◆ Exercise instructions:
Reproduce word for word the lines from the beginning of the entries to the line with "n-Heptan', '100% n-Heptan']", both included, but none of the pictures.

◆ Record extracts:
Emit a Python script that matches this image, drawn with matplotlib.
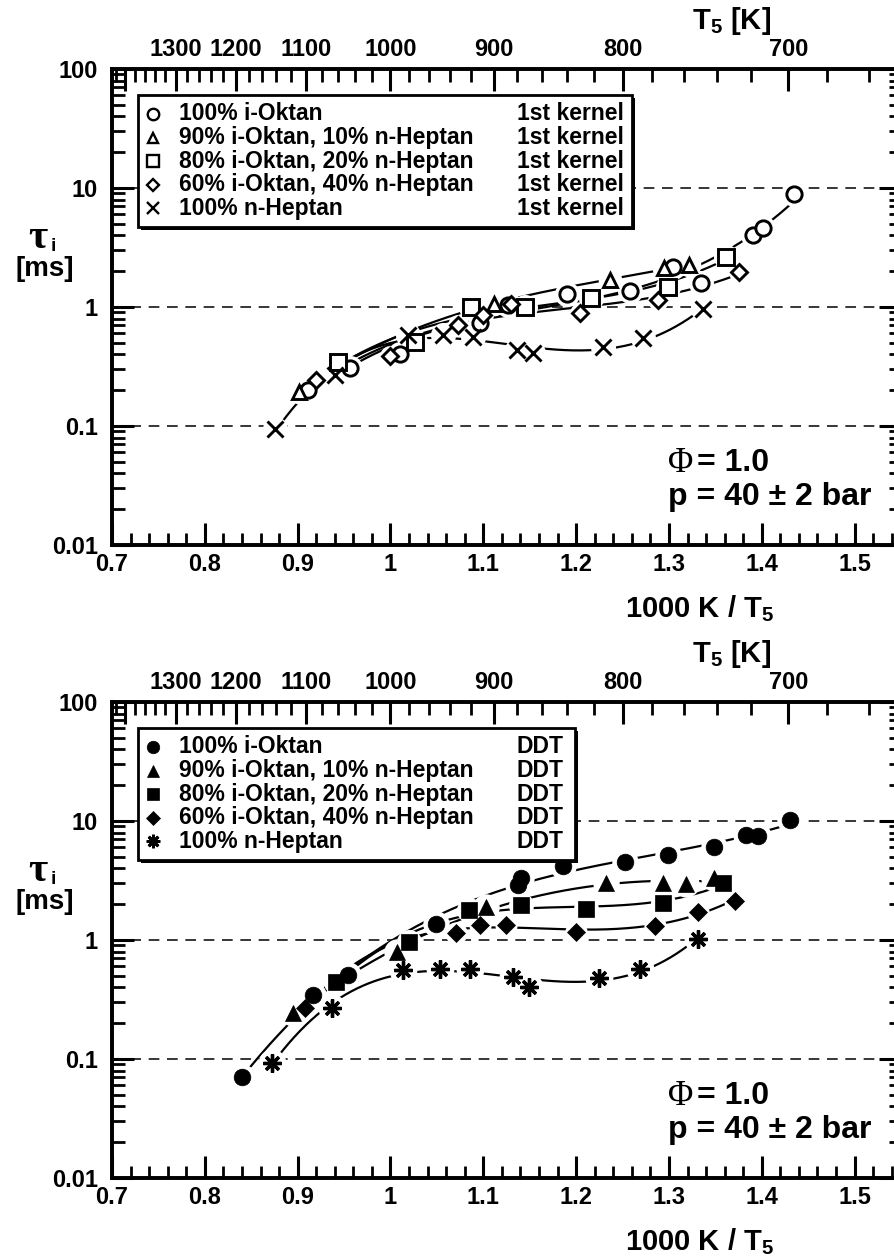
import numpy as np
import matplotlib
matplotlib.use('Agg')
import matplotlib.pyplot as plt
from matplotlib.patches import Rectangle

plt.rcParams['font.family'] = ['Liberation Sans', 'DejaVu Sans']
plt.rcParams['font.weight'] = 'bold'
plt.rcParams['mathtext.fontset'] = 'custom'
plt.rcParams['mathtext.rm'] = 'Liberation Sans:bold'
plt.rcParams['mathtext.it'] = 'Liberation Sans:bold'
plt.rcParams['mathtext.bf'] = 'Liberation Sans:bold'
plt.rcParams['mathtext.default'] = 'rm'

fuels = ['100% i-Oktan', '90% i-Oktan, 10% n-Heptan', '80% i-Oktan, 20% n-Heptan',
         '60% i-Oktan, 40% n-Heptan', '100% n-Heptan']

# first kernel ignition delays (1000K/T5, tau in ms)
k_io100_x = [0.911, 0.956, 1.010, 1.096, 1.127, 1.190, 1.258, 1.304, 1.335, 1.391, 1.401, 1.435]
k_io100_y = [0.20, 0.305, 0.40, 0.73, 1.04, 1.29, 1.35, 2.18, 1.58, 4.03, 4.58, 8.9]
k_io90_x = [0.901, 1.111, 1.236, 1.295, 1.322]
k_io90_y = [0.194, 1.07, 1.69, 2.11, 2.25]
k_io80_x = [0.944, 1.026, 1.087, 1.145, 1.216, 1.299, 1.362]
k_io80_y = [0.343, 0.51, 1.0, 1.0, 1.18, 1.48, 2.65]
k_io60_x = [0.920, 1.000, 1.073, 1.100, 1.130, 1.204, 1.288, 1.376]
k_io60_y = [0.244, 0.39, 0.706, 0.857, 1.06, 0.89, 1.14, 1.98]
k_nh_x = [0.876, 0.940, 1.019, 1.057, 1.089, 1.136, 1.154, 1.229, 1.272, 1.337]
k_nh_y = [0.094, 0.268, 0.582, 0.58, 0.563, 0.435, 0.408, 0.464, 0.546, 0.956]

# DDT ignition delays
d_io100_x = [0.840, 0.917, 0.954, 1.049, 1.137, 1.141, 1.186, 1.253, 1.299, 1.349, 1.383, 1.396, 1.430]
d_io100_y = [0.070, 0.345, 0.508, 1.36, 2.90, 3.3, 4.19, 4.55, 5.18, 6.08, 7.62, 7.48, 10.2]
d_io90_x = [0.895, 1.007, 1.103, 1.232, 1.294, 1.318, 1.349]
d_io90_y = [0.242, 0.80, 1.90, 3.0, 3.0, 2.96, 3.3]
d_io80_x = [0.941, 1.020, 1.085, 1.141, 1.211, 1.294, 1.358]
d_io80_y = [0.447, 0.97, 1.79, 1.97, 1.81, 2.06, 2.99]
d_io60_x = [0.908, 1.071, 1.096, 1.125, 1.200, 1.285, 1.331, 1.371]
d_io60_y = [0.268, 1.15, 1.34, 1.34, 1.17, 1.31, 1.73, 2.14]
d_nh_x = [0.872, 0.937, 1.014, 1.053, 1.086, 1.132, 1.149, 1.225, 1.269, 1.331]
d_nh_y = [0.092, 0.267, 0.56, 0.567, 0.567, 0.49, 0.40, 0.476, 0.567, 1.02]

T_major = [700, 800, 900, 1000, 1100, 1200, 1300, 1400]
T_labels = ['700', '800', '900', '1000', '1100', '1200', '1300', '']
T_minor = list(range(660, 1440, 20))

star = (8, 2, 0)
open_styles = [dict(marker='o', ms=11), dict(marker='^', ms=10), dict(marker='s', ms=11),
               dict(marker='D', ms=8), dict(marker='x', ms=11)]
fill_styles = [dict(marker='o', ms=12), dict(marker='^', ms=12), dict(marker='s', ms=11),
               dict(marker='D', ms=9), dict(marker=star, ms=13)]

TICK_FS = 17


def draw_series(ax, x, y, style, filled, deg):
    x = np.asarray(x)
    y = np.asarray(y)
    c = np.polyfit(x, np.log10(y), deg)
    xs = np.linspace(x.min(), x.max(), 300)
    ax.plot(xs, 10 ** np.polyval(c, xs), color='k', lw=1.6, zorder=2)
    # white halo around each symbol leaves a gap in the curve
    ax.plot(x, y, ls='none', marker='o', ms=style['ms'] + 7, mfc='white', mec='white', mew=0, zorder=3)
    if filled:
        ax.plot(x, y, ls='none', marker=style['marker'], ms=style['ms'], mfc='k', mec='k',
                mew=2.4 if style['marker'] == star else 0.5, zorder=4)
    else:
        ax.plot(x, y, ls='none', marker=style['marker'], ms=style['ms'], mfc='white', mec='k',
                mew=2.1, zorder=4)


def setup_axes(ax):
    ax.set_yscale('log')
    ax.set_xlim(0.7, 1.55)
    ax.set_ylim(0.01, 100)
    for s in ax.spines.values():
        s.set_linewidth(2.6)
    ax.set_xticks(np.arange(0.7, 1.51, 0.1))
    ax.set_xticklabels(['0.7', '0.8', '0.9', '1', '1.1', '1.2', '1.3', '1.4', '1.5'])
    ax.set_xticks(np.arange(0.72, 1.55, 0.02), minor=True)
    ax.set_yticks([0.01, 0.1, 1, 10, 100])
    ax.set_yticklabels(['0.01', '0.1', '1', '10', '100'])
    minor = [m * 10.0 ** e for e in range(-2, 2) for m in range(2, 10)]
    ax.set_yticks(minor, minor=True)
    ax.yaxis.set_minor_formatter(matplotlib.ticker.NullFormatter())
    ax.tick_params(which='both', direction='in', top=False, right=True, labelsize=TICK_FS)
    ax.tick_params(which='major', length=16, width=2.2)
    ax.tick_params(which='minor', length=9, width=2.0)
    ax.tick_params(axis='y', pad=10)
    ax.tick_params(axis='x', pad=6)
    for v in [0.1, 1, 10]:
        ax.axhline(v, color='k', lw=1.1, dashes=(7, 5), zorder=1)

    top = ax.twiny()
    top.set_xlim(ax.get_xlim())
    top.set_xticks([1000.0 / t for t in T_major])
    top.set_xticklabels(T_labels)
    top.set_xticks([1000.0 / t for t in T_minor], minor=True)
    top.tick_params(which='both', direction='in', labelsize=TICK_FS, pad=6)
    top.tick_params(which='major', length=16, width=2.2)
    top.tick_params(which='minor', length=9, width=2.0)
    for s in top.spines.values():
        s.set_linewidth(2.6)
    top.text(0.785, 1.1, r'$\mathrm{T}_5$ [K]', transform=ax.transAxes, ha='center', va='center',
             fontsize=21)

    ax.text(0.745, -0.133, r'1000 K / $\mathrm{T}_5$', transform=ax.transAxes, ha='center',
            va='center', fontsize=21)
    ax.text(-0.094, 0.645, '\u03c4', transform=ax.transAxes, ha='center', va='center',
            fontsize=30, family='Liberation Serif', weight='bold')
    ax.text(-0.078, 0.628, 'i', transform=ax.transAxes, ha='left', va='center', fontsize=14)
    ax.text(-0.085, 0.58, '[ms]', transform=ax.transAxes, ha='center', va='center', fontsize=20)

    ax.text(0.705, 0.172, '\u03a6', transform=ax.transAxes, ha='left', va='center',
            fontsize=25, family='Liberation Serif', weight='normal')
    ax.text(0.742, 0.172, '= 1.0', transform=ax.transAxes, ha='left', va='center', fontsize=23)
    ax.text(0.705, 0.101, 'p = 40 \u00b1 2 bar', transform=ax.transAxes, ha='left', va='center',
            fontsize=23)


def draw_legend(ax, styles, filled, tag, right):
    box_top, box_bot = 0.9454, 0.668
    ax.add_patch(Rectangle((0.037, box_bot - 0.006), right - 0.033, box_top - box_bot,
                           transform=ax.transAxes, fc='k', ec='none', zorder=5))
    ax.add_patch(Rectangle((0.033, box_bot), right - 0.033, box_top - box_bot,
                           transform=ax.transAxes, fc='white', ec='k', lw=2.0, zorder=6))
    rows = [0.9055, 0.856, 0.8065, 0.757, 0.7075]
    for name, st, yy in zip(fuels, styles, rows):
        ms = st['ms'] * 0.75
        if filled:
            ax.plot([0.052], [yy], transform=ax.transAxes, ls='none', marker=st['marker'], ms=ms,
                    mfc='k', mec='k', mew=2.0 if st['marker'] == star else 0.5, zorder=7,
                    clip_on=False)
        else:
            ax.plot([0.052], [yy], transform=ax.transAxes, ls='none', marker=st['marker'], ms=ms,
                    mfc='white', mec='k', mew=1.7, zorder=7, clip_on=False)
        ax.text(0.085, yy, name, transform=ax.transAxes, ha='left', va='center', fontsize=16.5,
                zorder=7)
        ax.text(0.513, yy, tag, transform=ax.transAxes, ha='left', va='center', fontsize=16.5,
                zorder=7)


fig = plt.figure(figsize=(8.95, 12.58), dpi=100)
ax1 = fig.add_axes([0.12514, 0.56677, 0.88156, 0.37838])
ax2 = fig.add_axes([0.12514, 0.06359, 0.88156, 0.37838])

for ax in (ax1, ax2):
    setup_axes(ax)

draw_series(ax1, k_io100_x, k_io100_y, open_styles[0], False, 3)
draw_series(ax1, k_io90_x, k_io90_y, open_styles[1], False, 3)
draw_series(ax1, k_io80_x, k_io80_y, open_styles[2], False, 3)
draw_series(ax1, k_io60_x, k_io60_y, open_styles[3], False, 3)
draw_series(ax1, k_nh_x, k_nh_y, open_styles[4], False, 4)
draw_legend(ax1, open_styles, False, '1st kernel', 0.659)

draw_series(ax2, d_io100_x, d_io100_y, fill_styles[0], True, 3)
draw_series(ax2, d_io90_x, d_io90_y, fill_styles[1], True, 3)
draw_series(ax2, d_io80_x, d_io80_y, fill_styles[2], True, 3)
draw_series(ax2, d_io60_x, d_io60_y, fill_styles[3], True, 4)
draw_series(ax2, d_nh_x, d_nh_y, fill_styles[4], True, 4)
draw_legend(ax2, fill_styles, True, 'DDT', 0.587)

fig.savefig('out.png', dpi=100)
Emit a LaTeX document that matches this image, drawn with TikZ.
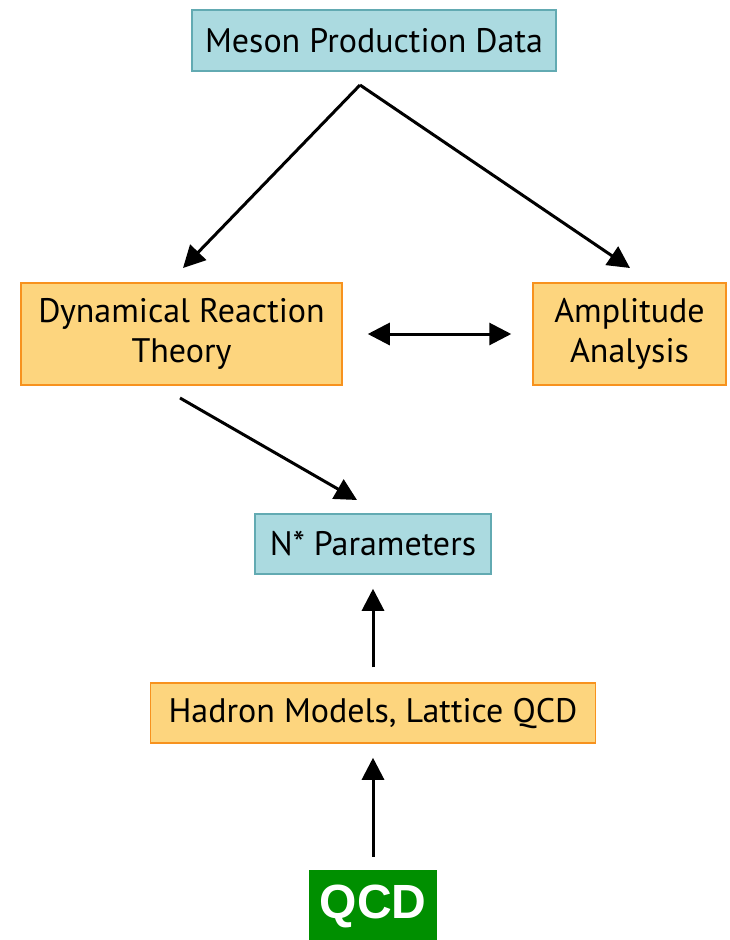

◆ Completed task:
Emit a Python script that matches this image, drawn with matplotlib.
import numpy as np
import matplotlib
matplotlib.use('Agg')
import matplotlib.pyplot as plt
from matplotlib.patches import Rectangle

plt.rcParams['font.family'] = ['Liberation Sans', 'DejaVu Sans']
plt.rcParams['font.weight'] = 'bold'
plt.rcParams['mathtext.fontset'] = 'custom'
plt.rcParams['mathtext.rm'] = 'Liberation Sans:bold'
plt.rcParams['mathtext.it'] = 'Liberation Sans:bold'
plt.rcParams['mathtext.bf'] = 'Liberation Sans:bold'
plt.rcParams['mathtext.default'] = 'rm'

fuels = ['100% i-Oktan', '90% i-Oktan, 10% n-Heptan', '80% i-Oktan, 20% n-Heptan',
         '60% i-Oktan, 40% n-Heptan', '100% n-Heptan']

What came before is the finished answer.